1. Field of the Invention
The present invention relates to a method of manufacturing a semiconductor device which can be miniaturized.
2. Related Art
With high integration of semiconductor devices, miniaturization of an insulated gate field effect transistor (hereinafter referred to as MIS transistor) is required to restrain increase of chip size.
There has been proposed a MIS transistor with extension structure which has a low concentration impurity region and a highly doped high concentration impurity region adjacent to the low concentration impurity region so that breakdown or degradation of property does not occur when a high voltage is applied between a source and a drain of the MIS transistor.
Conventionally, the extension structure has been formed by ion implantation of impurities using a gate electrode or a sidewall formed on a side face of the gate electrode as a mask (see, for example; Japanese Patent Laid-Open Publication No. 101238/1991, page 3, FIG. 1).
The above document discloses that a silicon nitride film and a silicon oxide film are sequentially deposited so as to overlap the whole surface of the gate electrode, and then the silicon oxide is remained only on the sidewalls of the gate electrode by performing an anisotropic etching of the silicon oxide film. Since the silicon nitride has a large etching selection ratio to a silicon substrate, the silicon nitride acts as an etch stopper during the anisotropic etching in order to prevent over-etching.
However, in the method of manufacturing the semiconductor device disclosed in the above document, low concentration impurities are introduced using the gate electrode directly as a mask. Because of this, as a gate length of the MIS transistor is shortened with miniaturization of the MIS transistor, diffusion of impurities under the gate electrode cannot be ignored.

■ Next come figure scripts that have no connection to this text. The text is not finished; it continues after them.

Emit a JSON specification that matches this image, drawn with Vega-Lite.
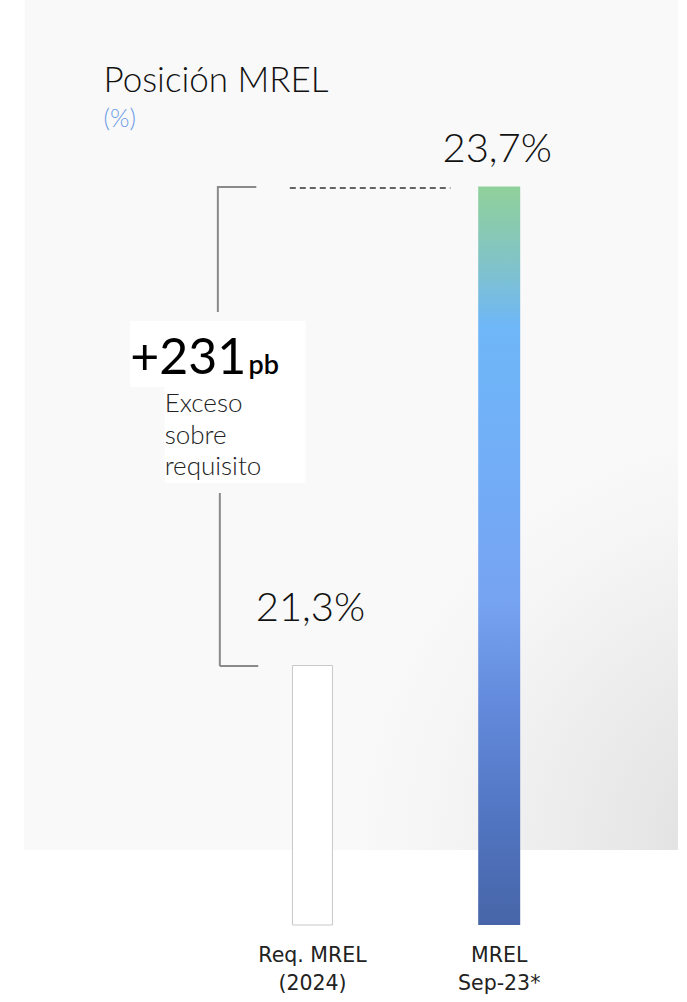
{
  "$schema": "https://vega.github.io/schema/vega-lite/v6.json",
  "width": 687,
  "height": 1002,
  "autosize": {"type": "none"},
  "padding": 0,
  "background": "white",
  "view": {"stroke": null},
  "config": {"text": {"lineBreak": "\n"}},
  "datasets": {
    "bars": [
      {"cat": "Req. MREL\n(2024)", "pos": 1, "value": 21.3, "label": "21,3%"},
      {"cat": "MREL\nSep-23*", "pos": 2, "value": 23.7, "label": "23,7%"}
    ],
    "panel": [{"x1": -0.5409, "x2": 2.95778, "y1": 24.6343, "y2": 20.37575}],
    "boxes": [
      {"x1": 0.02375, "x2": 0.96306, "y1": 23.02605, "y2": 22.69539},
      {"x1": 0.20844, "x2": 0.96306, "y1": 22.69539, "y2": 22.21443}
    ],
    "bracket": [
      {"x1": 0.4934, "x2": 0.4934, "y1": 23.7024, "y2": 23.07114},
      {"x1": 0.4934, "x2": 0.69921, "y1": 23.69739, "y2": 23.69739},
      {"x1": 0.50396, "x2": 0.50396, "y1": 22.16433, "y2": 21.2976},
      {"x1": 0.50396, "x2": 0.70976, "y1": 21.2976, "y2": 21.2976}
    ],
    "dash": [{"x1": 0.87863, "x2": 1.73879, "y1": 23.69238, "y2": 23.69238}],
    "notes": [
      {"x": -0.11873, "y": 24.17335, "text": "Posición MREL", "kind": "title"},
      {"x": -0.11873, "y": 23.998, "text": "(%)", "kind": "unit"},
      {"x": 0.02375, "y": 22.76052, "text": "+231", "kind": "big"},
      {"x": 0.65699, "y": 22.76052, "text": "pb", "kind": "pb"},
      {"x": 0.20844, "y": 22.57014, "text": "Exceso\nsobre\nrequisito", "kind": "desc"}
    ]
  },
  "encoding": {
    "x": {"type": "quantitative", "scale": {"domain": [-0.64644, 2.97889], "nice": false, "zero": false}, "axis": null},
    "y": {"type": "quantitative", "scale": {"domain": [19.6142, 24.6343], "nice": false, "zero": false}, "axis": null}
  },
  "layer": [
    {
      "data": {"name": "panel"},
      "mark": {"type": "rect", "fill": {"gradient": "radial", "x1": 1, "y1": 1, "r1": 0, "x2": 1, "y2": 1, "r2": 0.5, "stops": [
        {"offset": 0, "color": "#d9d9d9"},
        {"offset": 0.3, "color": "#e6e6e6"},
        {"offset": 0.5, "color": "#ececec"},
        {"offset": 0.8, "color": "#f5f5f5"},
        {"offset": 1, "color": "#f9f9f9"}
      ]}},
      "encoding": {"x": {"field": "x1"}, "x2": {"field": "x2"}, "y": {"field": "y1"}, "y2": {"field": "y2"}}
    },
    {
      "data": {"name": "boxes"},
      "mark": {"type": "rect", "fill": "#ffffff"},
      "encoding": {"x": {"field": "x1"}, "x2": {"field": "x2"}, "y": {"field": "y1"}, "y2": {"field": "y2"}}
    },
    {
      "data": {"name": "bracket"},
      "mark": {"type": "rule", "stroke": "#8a8a8a", "strokeWidth": 2},
      "encoding": {"x": {"field": "x1"}, "x2": {"field": "x2"}, "y": {"field": "y1"}, "y2": {"field": "y2"}}
    },
    {
      "data": {"name": "dash"},
      "mark": {"type": "rule", "stroke": "#333333", "strokeWidth": 1.5, "strokeDash": [6, 4]},
      "encoding": {"x": {"field": "x1"}, "x2": {"field": "x2"}, "y": {"field": "y1"}, "y2": {"field": "y2"}}
    },
    {
      "data": {"name": "bars"},
      "transform": [{"filter": "datum.pos === 1"}],
      "mark": {"type": "bar", "orient": "vertical", "width": 40, "fill": "#ffffff", "stroke": "#c8c8c8", "strokeWidth": 1},
      "encoding": {"x": {"field": "pos"}, "y": {"field": "value"}, "y2": {"datum": 20}}
    },
    {
      "data": {"name": "bars"},
      "transform": [{"filter": "datum.pos === 2"}],
      "mark": {"type": "bar", "orient": "vertical", "width": 42, "fill": {"gradient": "linear", "x1": 0, "y1": 0, "x2": 0, "y2": 1, "stops": [
        {"offset": 0, "color": "#90d19a"},
        {"offset": 0.1, "color": "#82c4c6"},
        {"offset": 0.19, "color": "#6eb7f8"},
        {"offset": 0.38, "color": "#72adf6"},
        {"offset": 0.56, "color": "#76a3f2"},
        {"offset": 0.7, "color": "#638adc"},
        {"offset": 0.85, "color": "#5276c2"},
        {"offset": 1, "color": "#4765a8"}
      ]}},
      "encoding": {"x": {"field": "pos"}, "y": {"field": "value"}, "y2": {"datum": 20}}
    },
    {
      "data": {"name": "bars"},
      "transform": [{"filter": "datum.pos === 1"}],
      "mark": {"type": "text", "font": "Lato", "fontWeight": 300, "fontSize": 40, "fill": "#111111", "align": "center", "baseline": "alphabetic", "dy": -45, "dx": -2},
      "encoding": {"x": {"field": "pos"}, "y": {"field": "value"}, "text": {"field": "label", "type": "nominal"}}
    },
    {
      "data": {"name": "bars"},
      "transform": [{"filter": "datum.pos === 2"}],
      "mark": {"type": "text", "font": "Lato", "fontWeight": 300, "fontSize": 40, "fill": "#111111", "align": "center", "baseline": "alphabetic", "dy": -24, "dx": -2},
      "encoding": {"x": {"field": "pos"}, "y": {"field": "value"}, "text": {"field": "label", "type": "nominal"}}
    },
    {
      "data": {"name": "bars"},
      "mark": {"type": "text", "font": "DejaVu Sans", "fontSize": 20.5, "fill": "#222222", "align": "center", "baseline": "alphabetic", "lineHeight": 28},
      "encoding": {"x": {"field": "pos"}, "y": {"datum": 19.81463}, "text": {"field": "cat", "type": "nominal"}}
    },
    {
      "data": {"name": "notes"},
      "transform": [{"filter": "datum.kind === 'title'"}],
      "mark": {"type": "text", "font": "Lato", "fontWeight": 300, "fontSize": 35, "fill": "#111111", "align": "left", "baseline": "alphabetic"},
      "encoding": {"x": {"field": "x"}, "y": {"field": "y"}, "text": {"field": "text", "type": "nominal"}}
    },
    {
      "data": {"name": "notes"},
      "transform": [{"filter": "datum.kind === 'unit'"}],
      "mark": {"type": "text", "font": "Lato", "fontWeight": 300, "fontSize": 25, "fill": "#6d9ce8", "align": "left", "baseline": "alphabetic"},
      "encoding": {"x": {"field": "x"}, "y": {"field": "y"}, "text": {"field": "text", "type": "nominal"}}
    },
    {
      "data": {"name": "notes"},
      "transform": [{"filter": "datum.kind === 'big'"}],
      "mark": {"type": "text", "font": "Lato", "fontWeight": 400, "fontSize": 50, "fill": "#000000", "align": "left", "baseline": "alphabetic"},
      "encoding": {"x": {"field": "x"}, "y": {"field": "y"}, "text": {"field": "text", "type": "nominal"}}
    },
    {
      "data": {"name": "notes"},
      "transform": [{"filter": "datum.kind === 'pb'"}],
      "mark": {"type": "text", "font": "Lato", "fontWeight": 600, "fontSize": 27, "fill": "#000000", "align": "left", "baseline": "alphabetic"},
      "encoding": {"x": {"field": "x"}, "y": {"field": "y"}, "text": {"field": "text", "type": "nominal"}}
    },
    {
      "data": {"name": "notes"},
      "transform": [{"filter": "datum.kind === 'desc'"}],
      "mark": {"type": "text", "font": "Lato", "fontWeight": 300, "fontSize": 26, "fill": "#222222", "align": "left", "baseline": "alphabetic", "lineHeight": 31.5},
      "encoding": {"x": {"field": "x"}, "y": {"field": "y"}, "text": {"field": "text", "type": "nominal"}}
    }
  ]
}
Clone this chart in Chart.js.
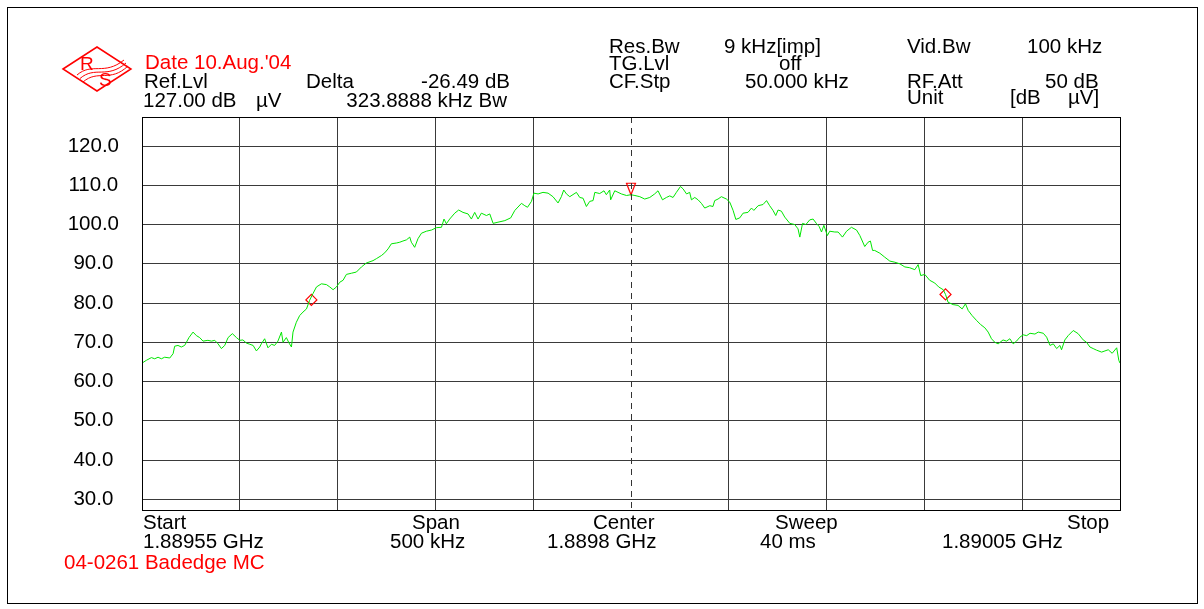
<!DOCTYPE html>
<html><head><meta charset="utf-8">
<script src="https://cdn.jsdelivr.net/npm/chart.js@4.4.0/dist/chart.umd.min.js"></script>
<style>
html,body{margin:0;padding:0;background:#fff;}
#wrap{position:relative;width:1204px;height:609px;}
</style></head><body>
<div id="wrap"><canvas id="c" width="1204" height="609"></canvas></div>
<script>
// ---- data (kHz offset from start frequency 1.88955 GHz, level in dBµV) ----
const offsetKHz = [
0,2.2,4.8,6.5,8.2,9.9,11.6,14.2,15.9,16.7,18.4,20.1,21.8,22.7,24.0,26.1,27.8,29.5,31.2,33.7,35.5,37.2,38.9,40.6,42.3,44.0,46.2,48.3,50.0,51.6,53.4,55.1,56.8,58.5,60.2,61.0,62.7,64.4,66.2,67.8,69.5,71.3,72.1,73.8,75.2,76.4,77.2,78.9,80.6,82.3,84.1,85.7,87.4,89.2,91.7,94.3,96.0,97.7,99.4,101.1,102.8,104.5,107.1,109.6,112.2,114.7,118.1,119.8,122.4,124.1,
125.8,127.5,130.1,131.8,133.4,135.2,136.9,137.7,139.4,141.1,142.9,145.4,148.0,150.5,153.1,154.4,155.6,157.3,159.9,161.9,164.1,166.7,168.4,170.1,171.8,173.5,176.1,177.8,179.5,182.0,185.5,188.5,190.6,194.0,195.7,197.1,199.1,200.4,202.5,205.0,207.6,210.1,212.7,214.4,215.6,217.0,218.7,222.1,223.8,225.5,227.2,228.9,230.6,231.5,234.0,236.2,237.4,239.1,239.6,241.7,245.1,247.7,249.9,
252.0,254.5,257.0,259.6,262.1,263.8,266.1,268.1,269.8,271.5,273.2,275.3,276.6,278.4,280.0,280.9,282.6,284.3,286.0,287.7,290.3,291.9,292.8,294.5,296.2,298.8,300.5,302.2,303.6,305.6,307.3,309.8,311.6,312.8,315.0,317.5,319.3,320.9,322.6,324.0,325.2,326.9,328.6,331.2,333.7,335.4,336.3,337.7,339.4,341.4,343.1,344.9,346.2,347.4,348.6,350.4,351.6,354.2,355.9,358.1,360.2,362.7,365.3,367.0,369.5,371.2,372.4,373.5,
374.6,377.2,379.7,382.3,384.9,387.4,390.0,392.5,395.1,396.8,398.1,400.2,402.7,405.3,407.3,409.6,410.8,412.1,414.7,417.2,419.3,421.0,422.4,424.4,426.6,428.8,430.9,432.6,434.3,436.0,437.7,440.2,442.0,443.7,445.4,447.1,448.8,450.5,452.3,454.0,456.5,458.2,460.8,462.5,464.2,465.9,467.6,469.3,470.1,471.8,473.5,476.1,478.6,481.2,482.9,484.6,486.3,488.0,490.6,492.3,494.0,496.0,498.3,499.4,500
];
const levelDBuV = [
64.7,65.4,66.1,65.8,66.2,65.8,66.2,66.0,67.1,69.0,69.2,68.8,69.2,70.0,71.2,72.6,71.7,71.2,70.3,70.5,70.3,70.5,69.6,68.4,69.2,71.2,72.2,71.2,70.5,70.6,69.8,69.5,69.2,67.8,68.8,69.6,70.9,68.6,69.5,69.2,70.3,72.6,70.0,71.2,69.8,68.8,72.6,75.1,76.8,77.7,78.5,80.7,82.4,84.1,84.9,84.7,84.1,83.4,84.1,85.3,85.8,87.3,87.6,87.9,89.2,90.2,90.8,91.3,92.1,92.8,
93.8,95.1,95.3,95.5,95.8,96.1,96.8,95.5,94.2,96.4,97.8,98.3,98.6,99.2,99.3,101.4,100.2,101.4,102.9,103.7,103.1,102.7,101.4,103.1,101.4,102.9,102.3,102.7,100.3,100.6,101.0,101.7,103.6,105.4,104.8,104.4,105.9,108.0,107.8,108.2,108.0,107.1,105.5,107.1,108.8,107.8,107.1,108.2,106.9,106.7,104.6,105.9,106.1,108.2,107.9,108.6,107.6,108.8,106.3,108.6,107.8,107.4,107.6,
107.4,107.1,106.5,106.9,107.8,108.6,106.3,106.9,107.3,106.9,108.2,109.7,109.1,107.8,108.2,106.3,106.9,106.3,105.4,104.2,104.8,104.6,106.1,106.5,107.1,106.5,105.7,103.6,101.3,101.7,102.9,103.1,104.2,103.6,104.8,105.1,106.1,104.8,103.6,102.3,103.7,103.4,101.9,100.3,100.0,98.9,96.8,100.3,100.0,101.2,101.4,100.2,99.5,98.1,99.8,97.2,98.3,98.1,98.1,96.8,98.3,99.3,98.6,97.2,94.4,95.5,95.8,93.4,
93.4,92.7,91.7,90.7,90.4,90.0,89.2,89.0,88.5,89.8,87.0,87.3,85.8,85.1,84.1,83.4,82.2,80.2,79.6,79.4,78.5,79.8,78.1,76.8,75.6,74.5,73.7,72.6,70.9,70.0,69.6,70.6,70.3,70.9,69.6,70.3,71.3,71.9,71.7,72.3,72.1,72.6,72.3,71.3,69.2,69.6,68.4,69.2,68.1,70.6,71.7,73.0,72.2,70.6,70.0,68.8,68.4,68.0,67.5,67.8,68.1,67.2,68.6,65.4,64.7
];
const markerOffsetKHz = [86.6, 410.8];
const markerLevel = [80.8, 82.2];
const refMarkerOffsetKHz = [250];
const refMarkerLevel = [107.6];
const xTickValues = [0,50,100,150,200,250,300,350,400,450,500];
const yTickValues = [30,40,50,60,70,80,90,100,110,120];
const yMin = 27.4, yMax = 127.4;
const centerOffsetKHz = 250;

const headerTexts = [
  ["Date 10.Aug.'04", 'red'],
  ['Ref.Lvl'],['Delta'],['-26.49 dB'],['127.00 dB'],['µV'],['323.8888 kHz Bw'],
  ['Res.Bw'],['9 kHz[imp]'],['Vid.Bw'],['100 kHz'],
  ['TG.Lvl'],['off'],
  ['CF.Stp'],['50.000 kHz'],['RF.Att'],['50 dB'],
  ['Unit'],['[dB'],['µV]']
];
const footerTexts = [
  ['Start'],['1.88955 GHz'],['Span'],['500 kHz'],['Center'],['1.8898 GHz'],
  ['Sweep'],['40 ms'],['Stop'],['1.89005 GHz'],['04-0261 Badedge MC','red']
];
// ---- layout (positions for the texts, in same order) ----
const headerPos = [
  [145,69,'left'],
  [144,88,'left'],[306,88,'left'],[510,88,'right'],[143,107,'left'],[256,107,'left'],[507,107,'right'],
  [609,53,'left'],[724,53,'left'],[907,53,'left'],[1027,53,'left'],
  [609,70,'left'],[779,70,'left'],
  [609,88,'left'],[745,88,'left'],[907,88,'left'],[1045,88,'left'],
  [907,104,'left'],[1010,104,'left'],[1068,104,'left']
];
const footerPos = [
  [143,529,'left'],[143,548,'left'],[412,529,'left'],[390,548,'left'],[593,529,'left'],[547,548,'left'],
  [775,529,'left'],[760,548,'left'],[1067,529,'left'],[942,548,'left'],[64,569,'left']
];

const FONT = '"Liberation Sans", Arial, Helvetica, sans-serif';
const RED = '#ff0000';
const GRID = '#3a3a3a';

// inverted-triangle marker image: tip at the image centre
const tri = document.createElement('canvas');
tri.width = 14; tri.height = 26;
(function(){
  const t = tri.getContext('2d');
  t.strokeStyle = RED; t.lineWidth = 1.2;
  t.beginPath(); t.moveTo(2.5,1.5); t.lineTo(11.5,1.5); t.lineTo(7,13); t.closePath(); t.stroke();
})();

const decor = {
  id: 'decor',
  beforeDraw(chart) {
    const ctx = chart.ctx;
    ctx.save();
    ctx.fillStyle = '#fff';
    ctx.fillRect(0,0,chart.width,chart.height);
    ctx.restore();
  },
  afterDraw(chart) {
    const ctx = chart.ctx;
    const a = chart.chartArea;
    const xs = chart.scales.x;
    ctx.save();
    // dashed centre line
    const cx = Math.round(xs.getPixelForValue(centerOffsetKHz)) + 0.5;
    ctx.strokeStyle = '#333'; ctx.lineWidth = 1;
    ctx.setLineDash([6,5]);
    ctx.beginPath(); ctx.moveTo(cx, a.top); ctx.lineTo(cx, a.bottom); ctx.stroke();
    ctx.setLineDash([]);
    // plot frame
    ctx.strokeStyle = '#000'; ctx.lineWidth = 1;
    ctx.strokeRect(Math.round(a.left)+0.5, Math.round(a.top)+0.5, Math.round(a.right-a.left), Math.round(a.bottom-a.top));
    // outer frame
    ctx.strokeRect(7.5, 7.5, 1190, 596);
    // logo
    ctx.strokeStyle = RED; ctx.lineWidth = 1.5;
    ctx.beginPath(); ctx.moveTo(63,69); ctx.lineTo(97,47); ctx.lineTo(131,69); ctx.lineTo(97,91); ctx.closePath(); ctx.stroke();
    ctx.lineWidth = 1;
    for (let k=0;k<3;k++){
      ctx.beginPath();
      ctx.moveTo(77+3*k, 75+3.5*k);
      ctx.bezierCurveTo(92+3*k, 62+3.5*k, 104+3*k, 76+3.5*k, 124+2*k, 60+3*k);
      ctx.stroke();
    }
    ctx.fillStyle = RED;
    ctx.font = '19px ' + FONT;
    ctx.textAlign = 'left'; ctx.textBaseline = 'alphabetic';
    ctx.fillText('R', 80, 70);
    ctx.fillText('S', 99, 86);
    // texts
    ctx.font = '20.5px ' + FONT;
    const put = (list, pos) => list.forEach((t,i) => {
      ctx.fillStyle = t[1] === 'red' ? RED : '#000';
      ctx.textAlign = pos[i][2];
      ctx.fillText(t[0], pos[i][0], pos[i][1]);
    });
    put(headerTexts, headerPos);
    put(footerTexts, footerPos);
    ctx.restore();
  }
};

new Chart(document.getElementById('c'), {
  type: 'line',
  data: {
    datasets: [
      {
        label: 'trace',
        data: offsetKHz.map((x,i) => ({x, y: levelDBuV[i]})),
        borderColor: '#00e600', borderWidth: 1, pointRadius: 0, tension: 0, fill: false
      },
      {
        label: 'markers',
        data: markerOffsetKHz.map((x,i) => ({x, y: markerLevel[i]})),
        showLine: false, pointStyle: 'rectRot', pointRadius: 5.5,
        borderColor: RED, backgroundColor: 'rgba(0,0,0,0)', borderWidth: 1.2
      },
      {
        label: 'ref marker',
        data: refMarkerOffsetKHz.map((x,i) => ({x, y: refMarkerLevel[i]})),
        showLine: false, pointStyle: tri, pointRadius: 7
      }
    ]
  },
  options: {
    responsive: false, animation: false, devicePixelRatio: 1,
    layout: { padding: { left: 0, top: 117, right: 84, bottom: 99.5 } },
    plugins: { legend: { display: false }, tooltip: { enabled: false } },
    scales: {
      x: {
        type: 'linear', min: 0, max: 500,
        afterBuildTicks: s => { s.ticks = xTickValues.map(v => ({value: v})); },
        ticks: { display: false },
        grid: { color: c => (c.tick && c.tick.value === centerOffsetKHz) ? 'rgba(0,0,0,0)' : GRID, lineWidth: 1, drawTicks: false },
        border: { display: false }
      },
      y: {
        min: yMin, max: yMax,
        afterBuildTicks: s => { s.ticks = yTickValues.map(v => ({value: v})); },
        afterFit: s => { s.width = 142; },
        ticks: {
          callback: v => Number(v).toFixed(1), color: '#000',
          font: { family: FONT, size: 20.5 }, padding: 23, crossAlign: 'center', autoSkip: false
        },
        grid: { color: GRID, lineWidth: 1, drawTicks: false },
        border: { display: false }
      }
    }
  },
  plugins: [decor]
});
</script>
</body></html>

Therefore, it is necessary to introduce low concentration impurities by using a sidewall formed on the side face of the gate electrode as the mask. However, in a conventional method of forming the sidewall, there is a problem that, as the thickness of an insulating film on the side face of the gate electrode becomes thinner (i.e. 10 nm or less) with the miniaturized MIS transistor, it is difficult to obtain a desirable sidewall shape.
That is, when the silicon oxide film is formed as a thin insulating film and an anisotropic etching is performed by RIE method, a reaction product obtained by the etching is again deposited on the silicon oxide film according to etching conditions. Therefore, a bottom side of the silicon oxide film at the lower side of the gate electrode spreads. This results in a fluctuation of a film thickness of a final sidewall used as a mask of ion implantation.
Furthermore, as the silicon nitride film becomes thin, the silicon nitride film does not properly function as a stopper of the anisotropic etching. In accordance with conditions for etching the thin insulating film, there may be a problem in that a silicon substrate disposed at bottom side is etched, and a step is formed between the gate electrode and the silicon substrate.
Accordingly, a distance between the gate electrode and a low concentration impurity region or a high concentration impurity region fluctuates, and a desirable extension structure is not obtained, thereby fluctuating properties of the MIS transistor.